**EXERCISE INPUTS:**

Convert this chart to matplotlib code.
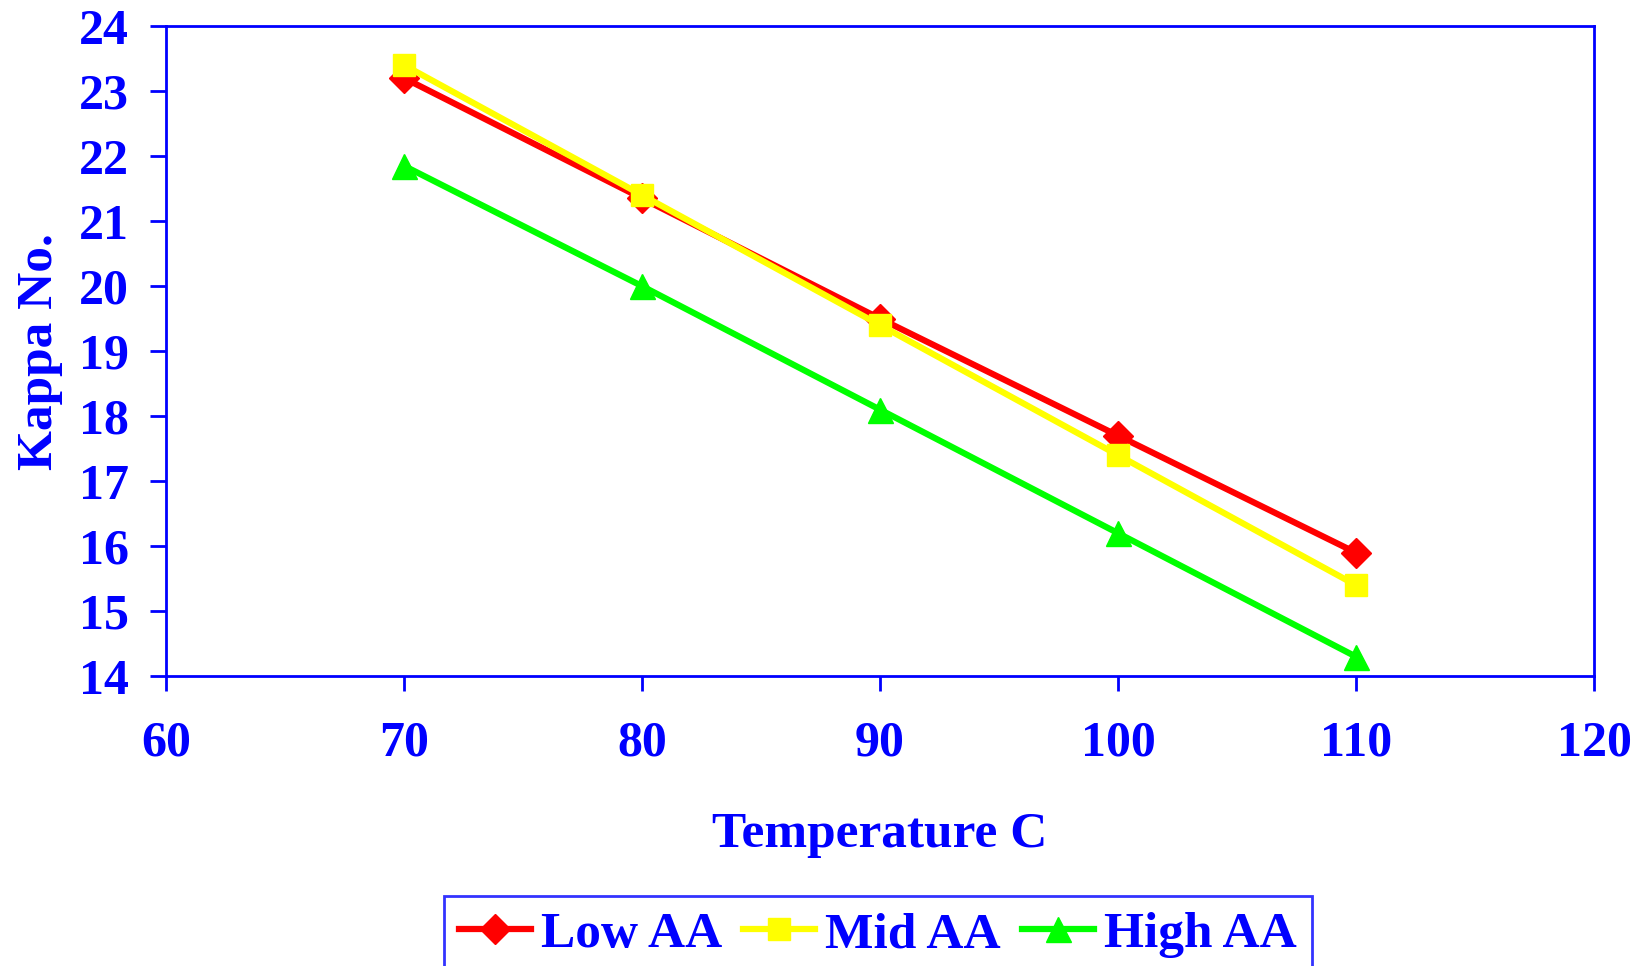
import matplotlib
matplotlib.use("Agg")
from matplotlib import pyplot as plt

temps = [70, 80, 90, 100, 110]
low_aa = [23.2, 21.35, 19.5, 17.7, 15.9]
mid_aa = [23.4, 21.4, 19.4, 17.4, 15.4]
high_aa = [21.85, 20.0, 18.1, 16.2, 14.3]

blue = '#0000FF'
plt.rcParams['font.family'] = ['Liberation Serif', 'DejaVu Serif']
plt.rcParams['font.weight'] = 'bold'

fig = plt.figure(figsize=(16.44, 9.66), dpi=100)
ax = fig.add_axes([0.101, 0.300, 0.8686, 0.673])

ax.plot(temps, low_aa, color='#FF0000', lw=4.5, marker='D', ms=15, label='Low AA')
ax.plot(temps, mid_aa, color='#FFFF00', lw=4.5, marker='s', ms=16, label='Mid AA')
ax.plot(temps, high_aa, color='#00FF00', lw=4.5, marker='^', ms=18, label='High AA')

ax.set_xlim(60, 120)
ax.set_ylim(14, 24)
ax.set_xticks(range(60, 121, 10))
ax.set_yticks(range(14, 25))

for s in ax.spines.values():
    s.set_color(blue)
    s.set_linewidth(2)

ax.tick_params(axis='x', colors=blue, labelsize=36, length=11, width=2, pad=21)
ax.tick_params(axis='y', colors=blue, labelsize=36, length=11.5, width=2, pad=15)
for lab in ax.get_xticklabels() + ax.get_yticklabels():
    lab.set_fontweight('bold')

ax.set_xlabel('Temperature C', color=blue, fontsize=37, fontweight='bold', labelpad=33)
ax.set_ylabel('Kappa No.', color=blue, fontsize=37, fontweight='bold', labelpad=12)

leg = fig.legend(loc='upper center', bbox_to_anchor=(0.534, 1 - 896 / 966), ncol=3,
                 fontsize=37, frameon=True, fancybox=False, handlelength=1.4,
                 columnspacing=0.4, handletextpad=0.2, borderpad=0.3, borderaxespad=0)
leg.get_frame().set_edgecolor(blue)
leg.get_frame().set_linewidth(2)
for t in leg.get_texts():
    t.set_color(blue)
    t.set_fontweight('bold')

fig.savefig('out.png', dpi=100)
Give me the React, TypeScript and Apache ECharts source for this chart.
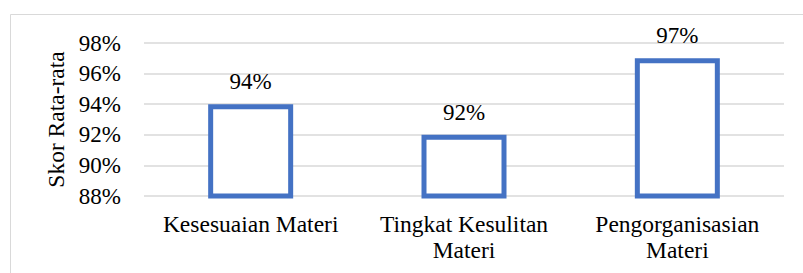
import React, { useEffect, useRef } from "react";
import * as echarts from "echarts";

const categories = ["Kesesuaian Materi", "Tingkat Kesulitan\nMateri", "Pengorganisasian\nMateri"];
const values = [94, 92, 97];
const yTicks = { min: 88, max: 98, interval: 2 };
const yTitle = "Skor Rata-rata";

const FONT = "Liberation Serif";

export default function App() {
  const ref = useRef<HTMLDivElement>(null);
  useEffect(() => {
    if (!ref.current) return;
    const chart = echarts.init(ref.current, null, { renderer: "svg" });
    chart.setOption({
      animation: false,
      backgroundColor: "#fff",
      textStyle: { fontFamily: FONT },
      graphic: [
        {
          type: "rect",
          shape: { x: 10.5, y: 14.5, width: 800, height: 270 },
          style: { fill: "none", stroke: "#d9d9d9", lineWidth: 1 },
          silent: true,
        },
      ],
      grid: { left: 144, right: 19, top: 43, bottom: 77 },
      xAxis: {
        type: "category",
        data: categories,
        axisLine: { show: false },
        axisTick: { show: false },
        axisLabel: {
          fontFamily: FONT,
          fontSize: 23.5,
          color: "#000",
          lineHeight: 26,
          margin: 15,
          interval: 0,
        },
      },
      yAxis: {
        type: "value",
        min: yTicks.min,
        max: yTicks.max,
        interval: yTicks.interval,
        name: yTitle,
        nameLocation: "middle",
        nameRotate: 90,
        nameGap: 76,
        nameTextStyle: { fontFamily: FONT, fontSize: 23.5, color: "#000" },
        axisLine: { show: false },
        axisTick: { show: false },
        axisLabel: {
          fontFamily: FONT,
          fontSize: 23,
          color: "#000",
          margin: 23,
          formatter: "{value}%",
        },
        splitLine: { lineStyle: { color: "#d9d9d9", width: 1.5 } },
      },
      series: [
        {
          type: "bar",
          data: values,
          barWidth: 85,
          itemStyle: { color: "#fff", borderColor: "#4472C4", borderWidth: 5 },
          label: {
            show: true,
            position: "top",
            distance: 11,
            formatter: "{c}%",
            fontFamily: FONT,
            fontSize: 23,
            color: "#000",
          },
        },
      ],
    });
    return () => chart.dispose();
  }, []);
  return (
    <div
      ref={ref}
      style={{ position: "fixed", left: 0, top: 0, width: 803, height: 273 }}
    />
  );
}
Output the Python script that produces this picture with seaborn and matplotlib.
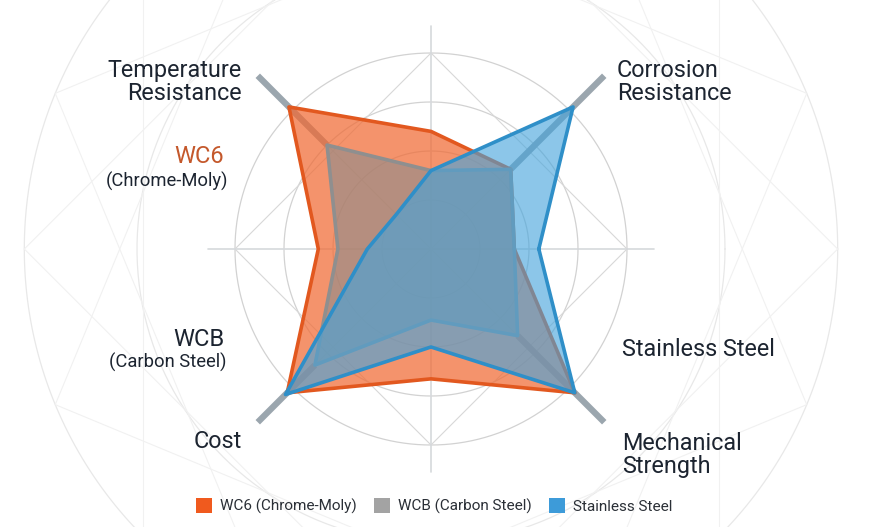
import numpy as np
import pandas as pd
import matplotlib
matplotlib.use("Agg")
import matplotlib.pyplot as plt
import seaborn as sns
from matplotlib.patches import Patch

# spokes, counterclockwise from 3 o'clock, 45 degrees apart
axis_angles = [0, 45, 90, 135, 180, 225, 270, 315]
axis_names = ["", "Corrosion Resistance", "", "Temperature Resistance",
              "", "Cost", "", "Mechanical Strength"]

series_names = ["WC6 (Chrome-Moly)", "WCB (Carbon Steel)", "Stainless Steel"]
wc6_scores = [1.7, 2.3, 2.4, 4.1, 2.3, 4.15, 2.65, 4.15]
wcb_scores = [1.7, 2.3, 1.6, 3.0, 1.9, 3.35, 1.45, 2.5]
ss_scores = [2.2, 4.1, 1.6, 1.0, 1.3, 4.2, 2.0, 4.15]

ring_levels = [1, 2, 3, 4]
outer_rings = [6.0, 8.3]

line_colors = ["#E2581F", "#8F8F8F", "#2F8FC8"]
fill_colors = ["#F06A34", "#8C8C8C", "#45A4DC"]
fill_alpha = [0.72, 0.6, 0.62]
legend_colors = ["#F05A1E", "#A3A3A3", "#3D9BD9"]

W, H = 884, 527
CX, CY = 431, 249          # centre of the web, pixels from top-left
UNIT = 49                  # pixels per score step
R = 470                    # radius of the polar axes in pixels

sns.set_theme(style="white")
plt.rcParams["font.family"] = ["Roboto", "DejaVu Sans"]

df = pd.DataFrame({
    "series": np.repeat(series_names, len(axis_angles)),
    "angle": np.tile(axis_angles, len(series_names)),
    "score": wc6_scores + wcb_scores + ss_scores,
})

fig = plt.figure(figsize=(W / 100, H / 100), dpi=100)
fig.patch.set_facecolor("white")
ax = fig.add_axes([(CX - R) / W, (H - CY - R) / H, 2 * R / W, 2 * R / H],
                  projection="polar")
ax.set_ylim(0, R / UNIT)
ax.axis("off")

full = np.linspace(0, 2 * np.pi, 361)

# faint background web
for r in outer_rings:
    ax.plot(full, np.full_like(full, r), color="#e8e8e8", lw=0.9, zorder=0)
star = np.deg2rad(np.arange(0, 360, 22.5))
for k in range(16):
    a, b = star[k], star[(k + 4) % 16]
    ax.plot([a, b], [8.3, 8.3], color="#f1f1f1", lw=0.8, zorder=0)

# main grid
for r in ring_levels:
    ax.plot(full, np.full_like(full, r), color="#d2d2d2", lw=0.9, zorder=1)
cardinal = np.deg2rad([0, 90, 180, 270, 0])
ax.plot(cardinal, [4] * 5, color="#d8d8d8", lw=0.8, zorder=1)
for j, ang in enumerate(axis_angles):
    t = np.deg2rad(ang)
    if ang % 90 == 0:
        ax.plot([t, t], [0, 4.55], color="#d6d9dc", lw=1.2, zorder=1)
    else:
        ax.plot([t, t], [0, 4], color="#dcdcdc", lw=0.8, zorder=1)
        ax.plot([t, t], [wcb_scores[j], 5.0], color="#9BA6AE", lw=4.5,
                solid_capstyle="butt", zorder=2)

# series polygons
for i, name in enumerate(series_names):
    sub = df[df["series"] == name]
    theta = np.deg2rad(np.append(sub["angle"].to_numpy(), 360))
    vals = np.append(sub["score"].to_numpy(), sub["score"].iloc[0])
    ax.fill(theta, vals, color=fill_colors[i], alpha=fill_alpha[i], lw=0,
            zorder=3 + 2 * i)
    sns.lineplot(x=theta, y=vals, sort=False, estimator=None, ax=ax,
                 color=line_colors[i], linewidth=2.6, zorder=4 + 2 * i)
ax.axis("off")


def put(x, y, s, ha, size, color="#1c2430", ls=1.05):
    fig.text(x / W, 1 - y / H, s, ha=ha, va="center", fontsize=size,
             color=color, linespacing=ls, multialignment=ha)


put(242, 82, "Temperature\nResistance", "right", 16.8)
put(617, 82, "Corrosion\nResistance", "left", 16.8)
put(622, 455, "Mechanical\nStrength", "left", 16.8)
put(242, 442, "Cost", "right", 16.8)
put(622, 350, "Stainless Steel", "left", 16.8)
put(224, 157, "WC6", "right", 17, color="#C4582B")
put(228, 181, "(Chrome-Moly)", "right", 13.2)
put(225, 339, "WCB", "right", 17)
put(227, 362, "(Carbon Steel)", "right", 13.2)

handles = [Patch(facecolor=c, edgecolor="none") for c in legend_colors]
fig.legend(handles, series_names, loc="center", ncol=3, frameon=False,
           bbox_to_anchor=(434 / W, 1 - 506 / H), fontsize=11,
           handlelength=1.1, handleheight=1.2, handletextpad=0.5,
           columnspacing=1.1, labelcolor="#2a2f36")

fig.savefig("out.png", dpi=100, facecolor="white")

**YOUR OBJECTIVE:**
Repeat exactly the lines from the first line of the records above through the line containing "ms=18, label='High AA')", leaving out the pictures.

**WRITTEN SOLUTION:**
Convert this chart to matplotlib code.
import matplotlib
matplotlib.use("Agg")
from matplotlib import pyplot as plt

temps = [70, 80, 90, 100, 110]
low_aa = [23.2, 21.35, 19.5, 17.7, 15.9]
mid_aa = [23.4, 21.4, 19.4, 17.4, 15.4]
high_aa = [21.85, 20.0, 18.1, 16.2, 14.3]

blue = '#0000FF'
plt.rcParams['font.family'] = ['Liberation Serif', 'DejaVu Serif']
plt.rcParams['font.weight'] = 'bold'

fig = plt.figure(figsize=(16.44, 9.66), dpi=100)
ax = fig.add_axes([0.101, 0.300, 0.8686, 0.673])

ax.plot(temps, low_aa, color='#FF0000', lw=4.5, marker='D', ms=15, label='Low AA')
ax.plot(temps, mid_aa, color='#FFFF00', lw=4.5, marker='s', ms=16, label='Mid AA')
ax.plot(temps, high_aa, color='#00FF00', lw=4.5, marker='^', ms=18, label='High AA')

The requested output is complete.